Existing-world profile or splitter changes require full-world re-ingest instead of normal append.
Full-world re-ingest must delete old chunk vectors before rebuilding derived output from stored sources.
Retrieval must skip stale or missing chunk records even when Qdrant returns a point.
Missing or disabled provider keys block before new-world chunk ingestion begins.
Provider-key cooldowns can pause embedding progress without corrupting chunk storage or spending ordinary chunk retries.
Graph extraction reads chunk files, not Qdrant vectors, so embedding success must not be treated as graph extraction success.
Graph node embeddings share the locked world embedding profile but use a separate node-vector collection and manifestation contract.

Implementation Landmarks

Chunk embedding orchestration lives under backend/embeddings. Text ingestion calls the embedding stage from backend/ingestion/text_sources. Provider-specific embedding and token-count behavior lives under backend provider modules. Shared model metadata lives under models/catalog.
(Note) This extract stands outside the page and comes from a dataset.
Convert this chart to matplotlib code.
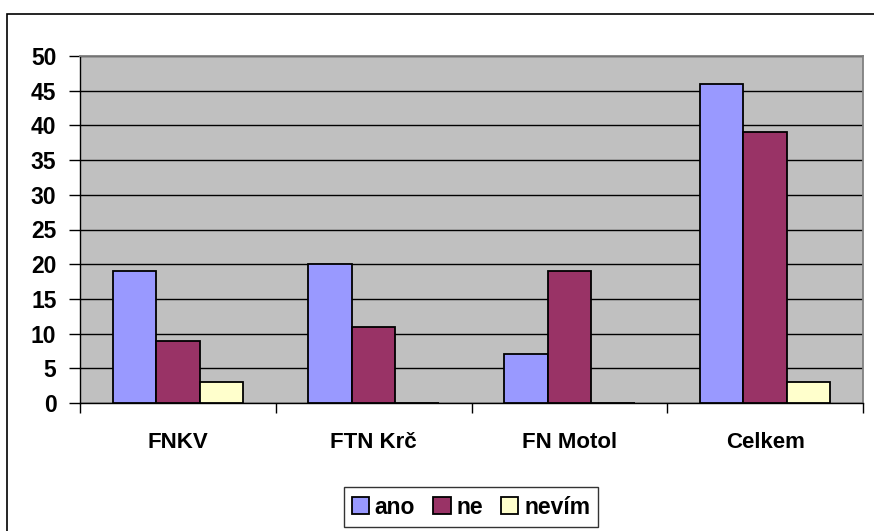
import numpy as np
import matplotlib.pyplot as plt
from matplotlib.patches import Rectangle

plt.rcParams['font.family'] = ['Liberation Sans', 'DejaVu Sans']
plt.rcParams['font.weight'] = 'bold'

categories = ['FNKV', 'FTN Krč', 'FN Motol', 'Celkem']
ano = [19, 20, 7, 46]
ne = [9, 11, 19, 39]
nevim = [3, 0, 0, 3]
series_names = ['ano', 'ne', 'nevím']
colors = ['#9999FF', '#993366', '#FFFFCC']

fig = plt.figure(figsize=(8.74, 5.31), dpi=100)
ax = fig.add_axes([80 / 874, 1 - 403 / 531, 783 / 874, 347 / 531])
ax.set_facecolor('#C0C0C0')

x = np.arange(len(categories))
w = 1 / 4.5
for i, (vals, name, c) in enumerate(zip([ano, ne, nevim], series_names, colors)):
    ax.bar(x + (i - 1) * w, vals, width=w, color=c, edgecolor='black',
           linewidth=1.3, label=name, zorder=3)

ax.set_xlim(-0.5, len(categories) - 0.5)
ax.set_ylim(0, 50)
ax.set_yticks(range(0, 51, 5))
ax.yaxis.grid(True, color='black', linewidth=1, zorder=1)

# category boundaries as major ticks, labels on minor ticks
ax.set_xticks(np.arange(len(categories) + 1) - 0.5)
ax.set_xticklabels([])
ax.set_xticks(x, minor=True)
ax.set_xticklabels(categories, minor=True)
ax.tick_params(axis='x', which='major', length=7, width=1, color='black')
ax.tick_params(axis='x', which='minor', length=0, pad=21, labelsize=16)
ax.tick_params(axis='y', length=8, width=1, labelsize=16.5, pad=9)

for s in ax.spines.values():
    s.set_color('#808080')
    s.set_linewidth(1.3)
ax.spines['bottom'].set_color('black')
ax.spines['bottom'].set_linewidth(1)
ax.spines['left'].set_color('black')
ax.spines['left'].set_linewidth(1)

leg = ax.legend(loc='center', bbox_to_anchor=(471 / 874, 1 - 507 / 531),
                bbox_transform=fig.transFigure, ncol=3, frameon=True,
                fancybox=False, edgecolor='black', fontsize=16.5,
                handlelength=0.75, handleheight=0.75, handletextpad=0.25,
                columnspacing=0.8, borderpad=0.35)
leg.get_frame().set_linewidth(1)

# chart area border
fig.add_artist(Rectangle((7 / 874, -0.1), 1.2, 1 - 14 / 531 + 0.1,
                         transform=fig.transFigure, fill=False,
                         edgecolor='black', linewidth=1.2))

fig.savefig('out.png', dpi=100)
What AI/Coders Must Check Before Changing This System

Before changing this system, check token-count enforcement, embedding profile locks, provider scheduler behavior, Qdrant collection naming, point id stability, manifest reconciliation, and retrieval repair behavior.

Invariants That Must Not Be Broken

The world embedding profile is locked for existing chunk vectors.
Only chunk_text is embedded for chunk retrieval.
The embedding manifest must not mark a chunk embedded before Qdrant confirms the vector write.
Exact Google token-count failures must block dispatch.
Stable point ids represent logical chunk slots, not text hash versions.
Qdrant chunk-vector payloads must not store full chunk_text; chunk text remains owned by world storage.
Chunk vectors and graph node vectors must stay in separate Qdrant collection namespaces.